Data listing
#####

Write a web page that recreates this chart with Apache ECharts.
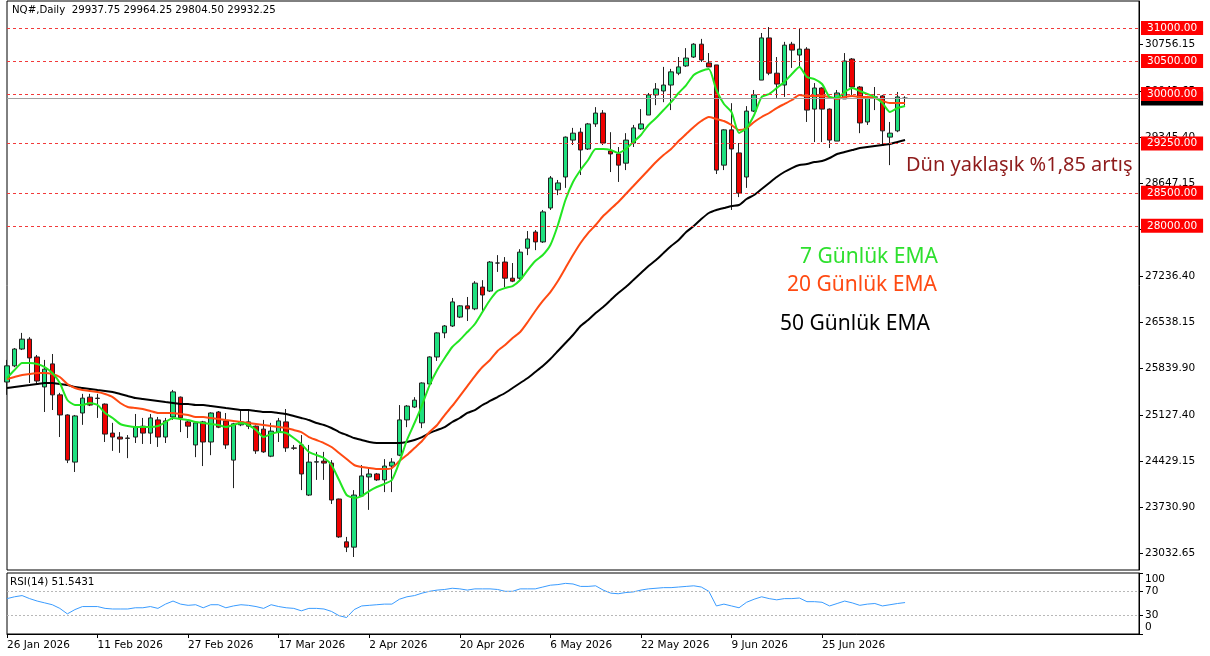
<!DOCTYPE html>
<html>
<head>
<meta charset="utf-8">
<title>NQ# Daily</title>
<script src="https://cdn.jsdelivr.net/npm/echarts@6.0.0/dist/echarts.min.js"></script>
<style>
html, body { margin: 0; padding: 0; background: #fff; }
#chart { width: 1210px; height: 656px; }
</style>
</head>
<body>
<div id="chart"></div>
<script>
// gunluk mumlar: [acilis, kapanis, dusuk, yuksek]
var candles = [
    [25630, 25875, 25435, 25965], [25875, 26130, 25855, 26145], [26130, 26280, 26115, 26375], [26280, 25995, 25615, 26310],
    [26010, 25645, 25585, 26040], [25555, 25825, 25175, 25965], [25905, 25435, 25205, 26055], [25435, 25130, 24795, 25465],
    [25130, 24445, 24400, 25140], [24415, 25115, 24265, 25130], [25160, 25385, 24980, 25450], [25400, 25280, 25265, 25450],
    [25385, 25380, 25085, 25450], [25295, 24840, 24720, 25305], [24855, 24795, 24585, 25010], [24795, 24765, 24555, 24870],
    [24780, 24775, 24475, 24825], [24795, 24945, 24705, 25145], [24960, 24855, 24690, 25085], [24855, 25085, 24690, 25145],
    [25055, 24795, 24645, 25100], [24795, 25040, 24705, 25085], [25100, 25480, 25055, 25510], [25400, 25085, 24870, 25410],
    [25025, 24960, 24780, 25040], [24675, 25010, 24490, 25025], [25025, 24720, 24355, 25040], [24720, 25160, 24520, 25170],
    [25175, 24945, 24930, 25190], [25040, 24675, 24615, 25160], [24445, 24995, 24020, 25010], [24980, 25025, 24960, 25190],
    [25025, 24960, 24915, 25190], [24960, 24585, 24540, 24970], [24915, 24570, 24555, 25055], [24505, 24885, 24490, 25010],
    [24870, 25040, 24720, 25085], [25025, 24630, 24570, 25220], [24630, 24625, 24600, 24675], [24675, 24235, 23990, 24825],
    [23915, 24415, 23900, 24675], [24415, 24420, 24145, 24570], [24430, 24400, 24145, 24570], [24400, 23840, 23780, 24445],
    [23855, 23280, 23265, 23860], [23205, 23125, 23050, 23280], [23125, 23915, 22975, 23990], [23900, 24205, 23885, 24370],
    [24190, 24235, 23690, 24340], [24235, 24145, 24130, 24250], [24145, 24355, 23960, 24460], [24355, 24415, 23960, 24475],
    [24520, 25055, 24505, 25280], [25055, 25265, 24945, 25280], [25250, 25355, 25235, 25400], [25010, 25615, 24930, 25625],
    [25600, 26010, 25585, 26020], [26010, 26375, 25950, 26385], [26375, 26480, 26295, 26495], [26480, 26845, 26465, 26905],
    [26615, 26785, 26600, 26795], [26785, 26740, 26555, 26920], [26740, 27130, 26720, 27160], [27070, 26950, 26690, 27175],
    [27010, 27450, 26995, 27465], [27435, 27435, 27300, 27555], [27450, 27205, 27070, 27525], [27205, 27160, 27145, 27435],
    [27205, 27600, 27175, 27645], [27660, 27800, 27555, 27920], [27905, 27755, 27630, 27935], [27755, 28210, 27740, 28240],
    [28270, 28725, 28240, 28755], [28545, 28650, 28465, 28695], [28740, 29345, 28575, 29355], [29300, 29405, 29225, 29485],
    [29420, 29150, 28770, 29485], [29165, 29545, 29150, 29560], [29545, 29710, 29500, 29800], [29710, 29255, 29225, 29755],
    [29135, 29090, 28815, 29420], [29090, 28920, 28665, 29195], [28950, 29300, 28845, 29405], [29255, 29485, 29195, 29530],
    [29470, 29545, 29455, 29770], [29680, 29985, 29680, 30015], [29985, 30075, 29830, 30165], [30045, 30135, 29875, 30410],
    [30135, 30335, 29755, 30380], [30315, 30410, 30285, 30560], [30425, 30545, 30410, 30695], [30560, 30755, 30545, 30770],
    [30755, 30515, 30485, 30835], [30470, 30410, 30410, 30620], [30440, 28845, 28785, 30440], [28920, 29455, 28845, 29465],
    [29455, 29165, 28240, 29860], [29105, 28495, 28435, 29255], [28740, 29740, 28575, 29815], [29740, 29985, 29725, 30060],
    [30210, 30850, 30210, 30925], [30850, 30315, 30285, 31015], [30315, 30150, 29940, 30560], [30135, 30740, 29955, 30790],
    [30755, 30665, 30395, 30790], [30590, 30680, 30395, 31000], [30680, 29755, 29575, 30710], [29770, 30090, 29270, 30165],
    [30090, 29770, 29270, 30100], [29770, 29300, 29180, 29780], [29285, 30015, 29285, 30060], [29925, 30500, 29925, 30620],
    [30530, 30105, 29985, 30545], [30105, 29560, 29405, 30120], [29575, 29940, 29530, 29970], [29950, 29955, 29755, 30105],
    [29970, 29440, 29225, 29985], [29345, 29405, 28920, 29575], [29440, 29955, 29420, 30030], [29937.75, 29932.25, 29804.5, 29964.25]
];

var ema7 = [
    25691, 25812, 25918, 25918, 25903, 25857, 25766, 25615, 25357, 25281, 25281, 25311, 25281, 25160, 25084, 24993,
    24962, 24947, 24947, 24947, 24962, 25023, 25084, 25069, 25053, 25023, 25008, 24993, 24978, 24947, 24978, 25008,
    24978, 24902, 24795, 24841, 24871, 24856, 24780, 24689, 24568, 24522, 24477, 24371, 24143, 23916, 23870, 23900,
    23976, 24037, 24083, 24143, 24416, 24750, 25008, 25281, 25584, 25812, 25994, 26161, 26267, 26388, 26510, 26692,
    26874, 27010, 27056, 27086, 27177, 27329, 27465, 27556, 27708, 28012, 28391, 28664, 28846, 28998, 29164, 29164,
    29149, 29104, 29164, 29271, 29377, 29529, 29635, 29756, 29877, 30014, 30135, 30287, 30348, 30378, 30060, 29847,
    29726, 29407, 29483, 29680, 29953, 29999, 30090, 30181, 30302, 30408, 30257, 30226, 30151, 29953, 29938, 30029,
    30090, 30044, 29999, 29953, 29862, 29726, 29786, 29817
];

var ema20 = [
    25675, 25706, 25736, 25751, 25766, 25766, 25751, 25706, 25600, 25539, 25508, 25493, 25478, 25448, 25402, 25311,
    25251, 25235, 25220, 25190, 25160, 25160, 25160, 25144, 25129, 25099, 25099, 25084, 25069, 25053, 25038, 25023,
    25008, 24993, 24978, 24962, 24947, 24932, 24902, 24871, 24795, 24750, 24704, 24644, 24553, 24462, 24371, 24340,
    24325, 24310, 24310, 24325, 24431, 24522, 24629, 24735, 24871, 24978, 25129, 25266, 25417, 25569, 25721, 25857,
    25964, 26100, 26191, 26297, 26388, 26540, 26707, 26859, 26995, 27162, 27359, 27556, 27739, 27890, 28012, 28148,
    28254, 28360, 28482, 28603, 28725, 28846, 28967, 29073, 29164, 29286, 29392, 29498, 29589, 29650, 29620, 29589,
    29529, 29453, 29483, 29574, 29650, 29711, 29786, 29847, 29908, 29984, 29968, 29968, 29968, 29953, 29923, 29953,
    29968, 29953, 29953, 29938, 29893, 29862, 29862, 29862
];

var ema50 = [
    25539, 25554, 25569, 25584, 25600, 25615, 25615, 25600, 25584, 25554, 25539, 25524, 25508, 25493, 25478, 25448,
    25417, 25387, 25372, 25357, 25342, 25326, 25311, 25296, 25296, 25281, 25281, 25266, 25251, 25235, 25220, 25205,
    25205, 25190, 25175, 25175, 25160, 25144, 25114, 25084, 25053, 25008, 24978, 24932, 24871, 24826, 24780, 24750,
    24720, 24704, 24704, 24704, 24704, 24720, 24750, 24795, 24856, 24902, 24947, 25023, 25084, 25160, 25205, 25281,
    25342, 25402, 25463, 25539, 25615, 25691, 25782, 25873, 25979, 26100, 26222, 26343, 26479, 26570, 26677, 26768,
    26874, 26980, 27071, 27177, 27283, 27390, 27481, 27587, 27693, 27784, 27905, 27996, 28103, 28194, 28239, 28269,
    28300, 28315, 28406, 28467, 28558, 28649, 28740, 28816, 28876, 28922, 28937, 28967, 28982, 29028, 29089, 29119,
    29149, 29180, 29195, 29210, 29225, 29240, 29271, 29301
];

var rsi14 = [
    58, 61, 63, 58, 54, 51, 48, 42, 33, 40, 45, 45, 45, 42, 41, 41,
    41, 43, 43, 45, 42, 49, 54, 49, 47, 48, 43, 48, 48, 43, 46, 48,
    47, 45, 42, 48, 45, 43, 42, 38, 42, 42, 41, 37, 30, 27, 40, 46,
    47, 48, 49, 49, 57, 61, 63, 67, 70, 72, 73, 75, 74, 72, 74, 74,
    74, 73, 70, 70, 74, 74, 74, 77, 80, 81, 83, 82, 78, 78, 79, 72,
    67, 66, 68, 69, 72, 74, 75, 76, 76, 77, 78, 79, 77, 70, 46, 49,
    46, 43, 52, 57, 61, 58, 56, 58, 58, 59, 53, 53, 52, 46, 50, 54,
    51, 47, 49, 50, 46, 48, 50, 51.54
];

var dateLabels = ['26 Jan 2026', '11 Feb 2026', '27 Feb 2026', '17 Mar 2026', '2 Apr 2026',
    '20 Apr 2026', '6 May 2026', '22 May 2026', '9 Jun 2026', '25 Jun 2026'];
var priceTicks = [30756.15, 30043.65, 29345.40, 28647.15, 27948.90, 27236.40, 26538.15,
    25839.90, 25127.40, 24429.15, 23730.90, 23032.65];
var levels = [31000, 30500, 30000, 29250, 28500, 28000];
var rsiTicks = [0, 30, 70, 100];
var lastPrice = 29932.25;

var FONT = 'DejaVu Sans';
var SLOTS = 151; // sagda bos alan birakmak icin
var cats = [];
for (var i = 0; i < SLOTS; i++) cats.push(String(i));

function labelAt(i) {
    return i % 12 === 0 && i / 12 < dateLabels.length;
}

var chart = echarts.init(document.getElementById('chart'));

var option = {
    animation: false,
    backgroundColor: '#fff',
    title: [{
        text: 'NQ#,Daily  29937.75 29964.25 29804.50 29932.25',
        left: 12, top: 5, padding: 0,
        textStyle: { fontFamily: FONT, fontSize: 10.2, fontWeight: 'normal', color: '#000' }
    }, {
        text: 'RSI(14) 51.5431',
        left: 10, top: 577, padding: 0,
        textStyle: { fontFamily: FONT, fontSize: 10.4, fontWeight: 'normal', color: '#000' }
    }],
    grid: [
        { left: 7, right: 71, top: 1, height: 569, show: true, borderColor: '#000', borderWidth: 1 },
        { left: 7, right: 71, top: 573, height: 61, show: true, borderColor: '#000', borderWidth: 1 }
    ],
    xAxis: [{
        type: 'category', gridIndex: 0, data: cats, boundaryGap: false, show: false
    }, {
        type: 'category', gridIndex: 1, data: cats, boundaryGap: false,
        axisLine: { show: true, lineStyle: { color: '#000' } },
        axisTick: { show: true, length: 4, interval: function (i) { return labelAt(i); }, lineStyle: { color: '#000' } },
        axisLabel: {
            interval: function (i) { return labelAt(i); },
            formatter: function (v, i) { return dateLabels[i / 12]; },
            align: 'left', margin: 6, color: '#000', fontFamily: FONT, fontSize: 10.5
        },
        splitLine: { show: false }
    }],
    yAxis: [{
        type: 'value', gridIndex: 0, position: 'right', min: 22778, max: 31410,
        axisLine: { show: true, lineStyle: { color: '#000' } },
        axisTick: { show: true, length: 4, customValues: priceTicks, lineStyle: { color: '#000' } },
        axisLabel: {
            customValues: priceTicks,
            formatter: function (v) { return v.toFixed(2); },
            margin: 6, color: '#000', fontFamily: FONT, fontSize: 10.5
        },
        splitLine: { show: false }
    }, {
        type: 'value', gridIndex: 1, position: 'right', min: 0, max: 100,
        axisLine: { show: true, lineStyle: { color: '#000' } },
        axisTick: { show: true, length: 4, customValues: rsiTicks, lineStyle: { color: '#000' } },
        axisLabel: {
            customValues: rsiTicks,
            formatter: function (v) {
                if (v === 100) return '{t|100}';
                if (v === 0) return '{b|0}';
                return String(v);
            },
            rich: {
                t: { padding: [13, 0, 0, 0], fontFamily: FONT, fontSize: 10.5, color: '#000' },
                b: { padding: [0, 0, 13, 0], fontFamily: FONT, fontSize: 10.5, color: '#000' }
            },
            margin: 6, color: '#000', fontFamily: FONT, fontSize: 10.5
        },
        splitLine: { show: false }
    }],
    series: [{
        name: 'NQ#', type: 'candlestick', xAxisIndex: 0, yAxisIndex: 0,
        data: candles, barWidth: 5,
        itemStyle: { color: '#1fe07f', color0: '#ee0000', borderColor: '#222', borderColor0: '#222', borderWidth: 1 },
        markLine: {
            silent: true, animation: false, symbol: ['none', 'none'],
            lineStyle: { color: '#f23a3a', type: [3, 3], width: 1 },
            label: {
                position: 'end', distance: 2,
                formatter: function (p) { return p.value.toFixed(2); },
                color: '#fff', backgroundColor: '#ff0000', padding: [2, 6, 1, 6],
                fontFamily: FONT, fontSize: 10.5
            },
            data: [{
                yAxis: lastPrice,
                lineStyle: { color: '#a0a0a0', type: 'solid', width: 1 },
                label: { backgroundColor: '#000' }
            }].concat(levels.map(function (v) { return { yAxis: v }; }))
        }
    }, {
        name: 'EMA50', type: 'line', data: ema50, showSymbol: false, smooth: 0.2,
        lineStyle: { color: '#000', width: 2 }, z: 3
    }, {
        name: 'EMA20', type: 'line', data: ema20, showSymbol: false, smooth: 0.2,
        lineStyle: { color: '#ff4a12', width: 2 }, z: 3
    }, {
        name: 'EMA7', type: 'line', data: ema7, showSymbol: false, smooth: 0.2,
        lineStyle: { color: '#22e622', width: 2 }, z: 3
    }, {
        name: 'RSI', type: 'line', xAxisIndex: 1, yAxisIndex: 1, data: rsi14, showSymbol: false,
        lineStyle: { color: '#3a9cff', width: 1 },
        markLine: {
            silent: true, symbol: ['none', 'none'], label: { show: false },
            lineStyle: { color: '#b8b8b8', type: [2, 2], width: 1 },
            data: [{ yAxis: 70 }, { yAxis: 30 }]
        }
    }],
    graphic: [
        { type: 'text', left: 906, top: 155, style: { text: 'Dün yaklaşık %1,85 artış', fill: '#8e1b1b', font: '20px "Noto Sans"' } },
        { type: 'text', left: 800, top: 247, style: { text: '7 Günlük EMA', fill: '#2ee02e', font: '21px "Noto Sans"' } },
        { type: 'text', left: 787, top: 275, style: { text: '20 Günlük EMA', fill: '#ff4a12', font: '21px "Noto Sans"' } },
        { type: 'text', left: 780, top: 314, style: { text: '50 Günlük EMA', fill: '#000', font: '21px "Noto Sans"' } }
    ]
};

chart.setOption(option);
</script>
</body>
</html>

#####

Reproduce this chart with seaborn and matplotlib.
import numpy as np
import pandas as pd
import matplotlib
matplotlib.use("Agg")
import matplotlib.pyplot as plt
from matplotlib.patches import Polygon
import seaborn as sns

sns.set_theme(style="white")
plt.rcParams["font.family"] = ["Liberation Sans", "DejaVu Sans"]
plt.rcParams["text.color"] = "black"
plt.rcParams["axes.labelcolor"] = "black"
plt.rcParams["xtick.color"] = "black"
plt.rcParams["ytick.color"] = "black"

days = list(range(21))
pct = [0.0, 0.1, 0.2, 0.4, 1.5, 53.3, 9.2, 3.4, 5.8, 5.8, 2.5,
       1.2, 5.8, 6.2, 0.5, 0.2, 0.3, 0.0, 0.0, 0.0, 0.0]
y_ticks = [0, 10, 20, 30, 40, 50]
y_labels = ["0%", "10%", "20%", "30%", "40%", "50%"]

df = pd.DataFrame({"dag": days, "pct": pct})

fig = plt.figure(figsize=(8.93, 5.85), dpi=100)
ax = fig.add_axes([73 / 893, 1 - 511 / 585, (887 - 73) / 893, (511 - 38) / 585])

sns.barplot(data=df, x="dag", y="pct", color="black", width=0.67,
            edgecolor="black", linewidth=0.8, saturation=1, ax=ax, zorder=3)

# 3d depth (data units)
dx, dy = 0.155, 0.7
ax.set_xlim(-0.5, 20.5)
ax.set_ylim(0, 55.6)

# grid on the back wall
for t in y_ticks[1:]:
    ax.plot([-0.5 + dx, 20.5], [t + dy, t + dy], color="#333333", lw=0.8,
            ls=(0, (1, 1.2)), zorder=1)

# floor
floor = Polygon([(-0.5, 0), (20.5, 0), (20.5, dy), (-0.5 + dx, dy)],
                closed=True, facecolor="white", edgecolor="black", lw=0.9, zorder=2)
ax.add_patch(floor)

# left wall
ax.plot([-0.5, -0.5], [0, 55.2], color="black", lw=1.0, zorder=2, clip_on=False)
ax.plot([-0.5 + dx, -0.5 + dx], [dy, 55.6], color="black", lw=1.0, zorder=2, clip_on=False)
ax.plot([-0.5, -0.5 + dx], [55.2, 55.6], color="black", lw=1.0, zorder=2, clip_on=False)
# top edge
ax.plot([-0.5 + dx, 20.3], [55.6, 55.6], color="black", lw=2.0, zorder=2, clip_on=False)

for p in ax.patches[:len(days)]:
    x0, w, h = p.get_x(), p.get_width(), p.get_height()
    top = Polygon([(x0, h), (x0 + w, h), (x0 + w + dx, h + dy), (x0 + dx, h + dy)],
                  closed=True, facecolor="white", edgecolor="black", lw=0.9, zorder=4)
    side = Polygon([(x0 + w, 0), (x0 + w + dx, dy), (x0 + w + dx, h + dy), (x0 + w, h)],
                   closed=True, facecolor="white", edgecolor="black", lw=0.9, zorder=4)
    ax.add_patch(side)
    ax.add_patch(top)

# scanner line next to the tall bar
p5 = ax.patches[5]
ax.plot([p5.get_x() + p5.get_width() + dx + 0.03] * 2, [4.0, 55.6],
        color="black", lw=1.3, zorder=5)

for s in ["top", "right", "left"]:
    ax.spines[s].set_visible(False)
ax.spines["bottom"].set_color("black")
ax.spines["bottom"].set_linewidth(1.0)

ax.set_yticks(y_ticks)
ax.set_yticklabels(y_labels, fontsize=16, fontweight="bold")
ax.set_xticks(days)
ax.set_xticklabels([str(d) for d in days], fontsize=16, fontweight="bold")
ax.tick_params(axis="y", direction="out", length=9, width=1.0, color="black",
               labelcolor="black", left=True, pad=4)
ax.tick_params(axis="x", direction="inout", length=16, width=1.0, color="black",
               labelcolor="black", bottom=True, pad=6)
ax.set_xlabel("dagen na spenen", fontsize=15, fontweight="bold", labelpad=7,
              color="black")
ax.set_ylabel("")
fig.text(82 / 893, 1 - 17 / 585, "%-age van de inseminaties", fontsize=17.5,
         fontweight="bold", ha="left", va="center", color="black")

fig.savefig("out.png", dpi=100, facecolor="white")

#####

### Instruction:
Retype, in the same exact form, the lines of the material above from the line holding "Reproduce this chart" through the line holding "import seaborn as sns".

### Output of the task:
Reproduce this chart with seaborn and matplotlib.
import numpy as np
import pandas as pd
import matplotlib
matplotlib.use("Agg")
import matplotlib.pyplot as plt
from matplotlib.patches import Polygon
import seaborn as sns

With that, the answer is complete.